## Objective
Identify each line in the records below that contains the word "chart", and copy it.

## Data to process
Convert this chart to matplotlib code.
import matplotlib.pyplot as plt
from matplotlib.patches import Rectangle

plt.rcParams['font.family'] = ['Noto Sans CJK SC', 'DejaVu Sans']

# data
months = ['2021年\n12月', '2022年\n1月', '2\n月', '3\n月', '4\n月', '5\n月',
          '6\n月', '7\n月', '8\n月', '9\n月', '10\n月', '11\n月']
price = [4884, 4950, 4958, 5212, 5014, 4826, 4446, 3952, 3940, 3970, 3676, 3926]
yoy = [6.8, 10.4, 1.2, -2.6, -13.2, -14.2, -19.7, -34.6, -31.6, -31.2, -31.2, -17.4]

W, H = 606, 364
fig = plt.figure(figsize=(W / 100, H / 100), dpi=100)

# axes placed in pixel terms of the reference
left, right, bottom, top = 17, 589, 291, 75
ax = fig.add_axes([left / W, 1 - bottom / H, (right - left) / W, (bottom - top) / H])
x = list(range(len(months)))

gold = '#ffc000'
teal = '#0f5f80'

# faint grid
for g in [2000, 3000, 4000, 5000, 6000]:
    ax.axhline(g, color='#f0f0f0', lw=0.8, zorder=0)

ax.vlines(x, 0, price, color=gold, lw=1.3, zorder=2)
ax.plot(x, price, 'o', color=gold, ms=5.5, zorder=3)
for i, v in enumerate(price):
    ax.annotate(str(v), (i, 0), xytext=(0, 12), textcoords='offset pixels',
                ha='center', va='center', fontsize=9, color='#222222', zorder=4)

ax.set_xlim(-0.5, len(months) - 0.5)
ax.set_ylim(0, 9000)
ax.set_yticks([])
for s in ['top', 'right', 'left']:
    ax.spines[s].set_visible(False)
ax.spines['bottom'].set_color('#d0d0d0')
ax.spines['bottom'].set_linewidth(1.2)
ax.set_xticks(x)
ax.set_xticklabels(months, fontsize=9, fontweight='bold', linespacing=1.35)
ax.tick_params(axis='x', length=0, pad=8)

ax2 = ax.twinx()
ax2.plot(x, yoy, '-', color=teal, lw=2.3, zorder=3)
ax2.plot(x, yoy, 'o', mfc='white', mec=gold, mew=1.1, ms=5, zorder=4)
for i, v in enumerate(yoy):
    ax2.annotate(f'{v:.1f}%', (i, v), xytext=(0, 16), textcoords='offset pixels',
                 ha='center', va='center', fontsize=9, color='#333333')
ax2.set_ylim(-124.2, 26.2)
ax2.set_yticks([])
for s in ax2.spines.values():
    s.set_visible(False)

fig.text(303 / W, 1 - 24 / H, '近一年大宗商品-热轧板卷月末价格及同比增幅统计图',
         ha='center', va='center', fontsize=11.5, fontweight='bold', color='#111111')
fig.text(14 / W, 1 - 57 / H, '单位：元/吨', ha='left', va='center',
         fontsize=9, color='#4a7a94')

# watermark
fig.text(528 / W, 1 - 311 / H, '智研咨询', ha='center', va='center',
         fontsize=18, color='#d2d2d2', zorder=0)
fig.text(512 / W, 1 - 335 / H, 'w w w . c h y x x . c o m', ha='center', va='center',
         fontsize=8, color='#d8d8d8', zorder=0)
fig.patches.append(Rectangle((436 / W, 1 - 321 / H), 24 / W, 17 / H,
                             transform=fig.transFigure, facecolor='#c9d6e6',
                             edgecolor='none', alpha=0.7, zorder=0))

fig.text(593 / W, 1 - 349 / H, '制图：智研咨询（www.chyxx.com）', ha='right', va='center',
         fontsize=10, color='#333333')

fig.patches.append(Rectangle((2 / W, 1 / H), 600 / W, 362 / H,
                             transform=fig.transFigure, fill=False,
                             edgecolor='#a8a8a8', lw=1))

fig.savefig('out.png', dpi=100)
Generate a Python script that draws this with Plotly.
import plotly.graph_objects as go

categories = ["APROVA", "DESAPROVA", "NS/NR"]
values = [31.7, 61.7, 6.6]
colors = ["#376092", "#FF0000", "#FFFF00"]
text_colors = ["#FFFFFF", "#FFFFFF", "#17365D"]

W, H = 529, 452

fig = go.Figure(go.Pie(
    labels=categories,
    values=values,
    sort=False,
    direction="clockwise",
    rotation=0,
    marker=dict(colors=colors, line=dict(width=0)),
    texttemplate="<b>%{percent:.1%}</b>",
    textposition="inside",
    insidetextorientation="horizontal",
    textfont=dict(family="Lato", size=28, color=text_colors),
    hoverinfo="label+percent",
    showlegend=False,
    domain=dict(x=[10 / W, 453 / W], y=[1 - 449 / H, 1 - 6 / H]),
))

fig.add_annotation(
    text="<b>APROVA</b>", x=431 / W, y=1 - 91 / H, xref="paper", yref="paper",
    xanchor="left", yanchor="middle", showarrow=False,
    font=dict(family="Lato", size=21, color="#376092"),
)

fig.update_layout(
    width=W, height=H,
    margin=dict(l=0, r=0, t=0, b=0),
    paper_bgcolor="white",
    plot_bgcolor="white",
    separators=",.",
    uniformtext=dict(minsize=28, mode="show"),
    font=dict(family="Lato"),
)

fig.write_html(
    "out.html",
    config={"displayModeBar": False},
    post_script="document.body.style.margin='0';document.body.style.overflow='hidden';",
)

## Written solution
Convert this chart to matplotlib code.

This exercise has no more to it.